How do I invoice international agency clients in their own currency without confusing them on exchange rates?
Invoice each international client in their own local currency, not yours, and label the currency clearly on every line so they never have to do the math themselves. Pick one exchange-rate policy — fixed at invoice time or updated each billing cycle — document it, and apply it consistently so a client is never surprised by why a number changed.
Confusion over exchange rates usually isn't really about currency math — it's about ambiguity. A client staring at "$1,500" with no currency code attached, or getting last month's invoice in USD and this month's in their own currency because someone forgot to set it, will always ask questions or pay late. The fix is mostly a matter of consistency: pick a currency per client, state it unmissably, and don't let the basis of the number shift without explanation.

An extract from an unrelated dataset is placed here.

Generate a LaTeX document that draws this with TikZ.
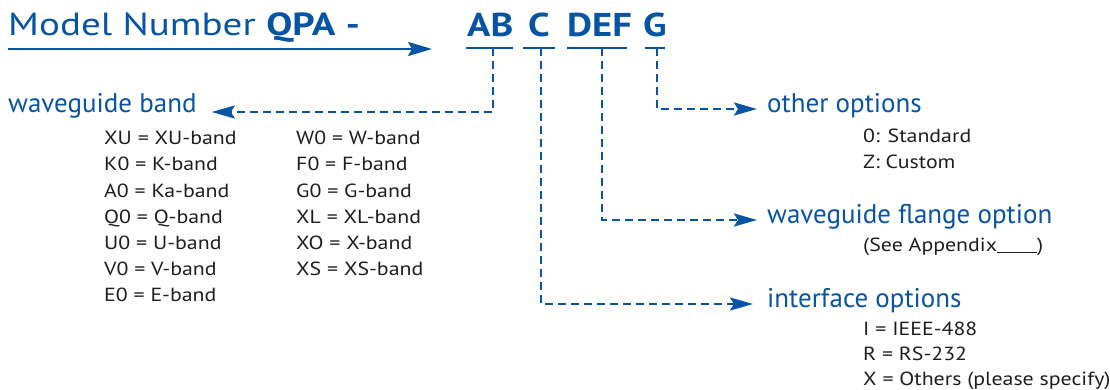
\documentclass[tikz,border=0pt]{standalone}
\usepackage{fontspec}
\setmainfont{PT Sans}
\newfontfamily\titlefont[FakeStretch=1.22]{PT Sans}
\newfontfamily\codefont[FakeStretch=1.17]{PT Sans}
\newfontfamily\bodyfont[FakeStretch=1.15]{PT Sans}
\usetikzlibrary{arrows.meta}
\definecolor{qblue}{RGB}{8,84,164}
\definecolor{qtext}{RGB}{30,30,30}
\tikzset{
  lbl/.style={anchor=base west,inner sep=0pt},
  title/.style={lbl,text=qblue,font=\titlefont\fontsize{32}{34}\selectfont},
  code/.style={lbl,text=qblue,font=\codefont\fontsize{33}{34}\selectfont\bfseries},
  head/.style={lbl,text=qblue,font=\fontsize{27}{30}\selectfont},
  body/.style={lbl,text=qtext,font=\bodyfont\fontsize{19}{22}\selectfont},
  uline/.style={draw=qblue,line width=2.6pt},
  dl/.style={draw=qblue,line width=2.5pt,dash pattern=on 8pt off 5pt,
    -{Stealth[length=23pt,width=13pt,inset=4pt,sep=0pt]}},
  mainarrow/.style={draw=qblue,line width=2.6pt,
    -{Stealth[length=24pt,width=14pt,inset=4pt]}},
}
\begin{document}
\begin{tikzpicture}[x=1pt,y=-1pt]
\useasboundingbox (0,0) rectangle (1110,390);
% title
\node[title] (title) at (8,36) {Model Number \textbf{QPA} \textbf{-}};
\coordinate (arrstart) at (8,49);
\coordinate (arrend) at (432,49);
\draw[mainarrow] (arrstart) -- (arrend);
% code letters
\node[code] (ab) at (467,37) {AB};
\node[code] (c) at (528,37) {C};
\node[code] (def) at (567,37) {DEF};
\node[code] (g) at (643,37) {G};
% underlines
\coordinate (abL) at (466,48); \coordinate (abR) at (513,48);
\coordinate (cL) at (523,48); \coordinate (cR) at (555,48);
\coordinate (defL) at (567,48); \coordinate (defR) at (627,48);
\coordinate (gL) at (645,48); \coordinate (gR) at (665,48);
\draw[uline] (abL) -- (abR);
\draw[uline] (cL) -- (cR);
\draw[uline] (defL) -- (defR);
\draw[uline] (gL) -- (gR);
\coordinate (abd) at (493,48);
\coordinate (cd) at (541,48);
\coordinate (defd) at (602,48);
\coordinate (gd) at (657,48);
% headings
\node[head] (band) at (8,113) {waveguide band};
\node[head] (other) at (767,113) {other options};
\node[head] (flange) at (767,223) {waveguide flange option};
\node[head] (iface) at (767,307) {interface options};
% connectors
\draw[dl] (abd) |- ([xshift=15pt,yshift=1pt]band.base east);
\draw[dl] (gd) |- ([xshift=-10pt,yshift=4pt]other.base west);
\draw[dl] (defd) |- ([xshift=-10pt,yshift=3pt]flange.base west);
\draw[dl] (cd) |- ([xshift=-14pt,yshift=3pt]iface.base west);
% band table
\node[body] (xu) at (104,145) {XU = XU-band};
\node[body] (k0) at (104,171) {K0 = K-band};
\node[body] (a0) at (104,197) {A0 = Ka-band};
\node[body] (q0) at (104,223) {Q0 = Q-band};
\node[body] (u0) at (104,249) {U0 = U-band};
\node[body] (v0) at (104,275) {V0 = V-band};
\node[body] (e0) at (104,301) {E0 = E-band};
\node[body] (w0) at (296,145) {W0 = W-band};
\node[body] (f0) at (296,171) {F0 = F-band};
\node[body] (g0) at (296,197) {G0 = G-band};
\node[body] (xl) at (296,223) {XL = XL-band};
\node[body] (xo) at (296,249) {XO = X-band};
\node[body] (xs) at (296,275) {XS = XS-band};
% options
\node[body] (std) at (863,143) {0: Standard};
\node[body] (cust) at (863,168) {Z: Custom};
\node[body] (app) at (863,251) {(See Appendix\rule[-1.5pt]{40pt}{1pt})};
\node[body] (ieee) at (863,335) {I = IEEE-488};
\node[body] (rs) at (863,360) {R = RS-232};
\node[body] (oth) at (863,385) {X = Others (please specify)};
\end{tikzpicture}
\end{document}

Why the answer is what it is
Bill in the client's currency, not yours
If your agency is US-based but the client operates in GBP or AUD, invoice them in their currency rather than handing them a bill in dollars they have to convert themselves. That single decision removes most of the confusion before it starts, since the client is never doing FX math to figure out what they owe.
Make the currency explicit, not implied
A dollar sign alone is ambiguous — it could mean USD, CAD, or AUD. Show the three-letter ISO code (USD, GBP, CAD, AUD) directly next to every amount on the invoice, not buried in a footnote, so there's no room to misread what currency the total is actually in.

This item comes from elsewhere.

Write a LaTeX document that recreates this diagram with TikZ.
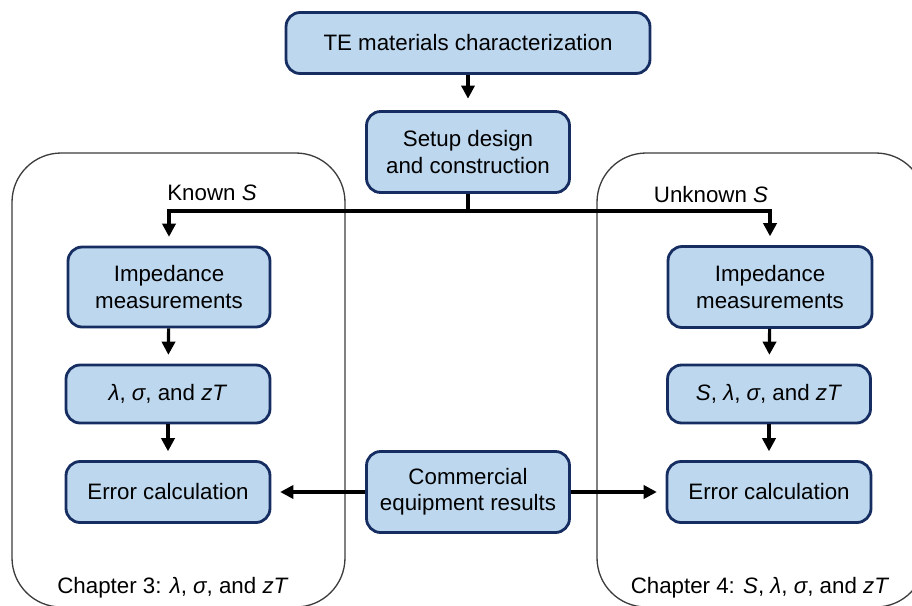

Set one exchange-rate policy and stick to it
Decide whether you re-price in the client's currency on a fixed schedule (say, quarterly) or let the rate float invoice to invoice, then tell the client which it is. The problem is rarely that rates move — it's clients getting a different total than expected with no explanation of why.
Keep internal reporting in one currency, invoices in another
Run your own margin, P&L, and accounts-receivable aging in your home currency so your books stay comparable across clients, and only convert to the client's currency at the point of invoicing. Trying to manage your business finances in five currencies at once is what actually causes bookkeeping errors, not the invoicing itself.
Lock currency at the account or subscription level for recurring clients
For clients you bill every month, set the currency once on the client record or subscription rather than re-entering it on each new invoice. That single setting is what prevents a template mix-up from silently billing a GBP client with USD-labeled numbers.
What to look for
- Set one billing currency per client account, and don't switch it invoice to invoice
- Show the three-letter ISO currency code next to every amount, not just a symbol
- Write down your exchange-rate policy (fixed vs. floating) and tell the client which applies
- Keep internal margin and AR reporting in your home currency, invoices in the client's
- Lock the currency at the subscription level for recurring billing clients
- Attach a PDF so the client has a permanent record of the currency they were billed in
- Check foreign-currency invoices for FX drift during your monthly close
Related questions
Should I invoice international clients in my currency or theirs?
In most cases, theirs. Billing a client in a currency they don't use daily means they have to do the conversion math and absorb exchange-rate risk themselves, which is exactly what causes confusion and payment delays. The exception is when your contract specifically states billing happens in your home currency.
What do I do when the exchange rate changes between invoicing and payment?
Pick a policy before it happens: either lock the rate you used at invoice time and honor it regardless of later movement, or state upfront that the rate refreshes each billing cycle. Either approach works as long as you're consistent and the client knows which one applies to their account.
Does HubWho handle multi-currency invoicing automatically?
HubWho's invoice builder lets you set the currency per invoice — USD, CAD, GBP, AUD, or your own tenant default — so each client is billed in their own currency without you manually re-deriving anything. It doesn't perform live automatic FX-rate conversion; you still decide the amount and pricing in that currency, HubWho just keeps the currency itself explicit and consistent on every bill.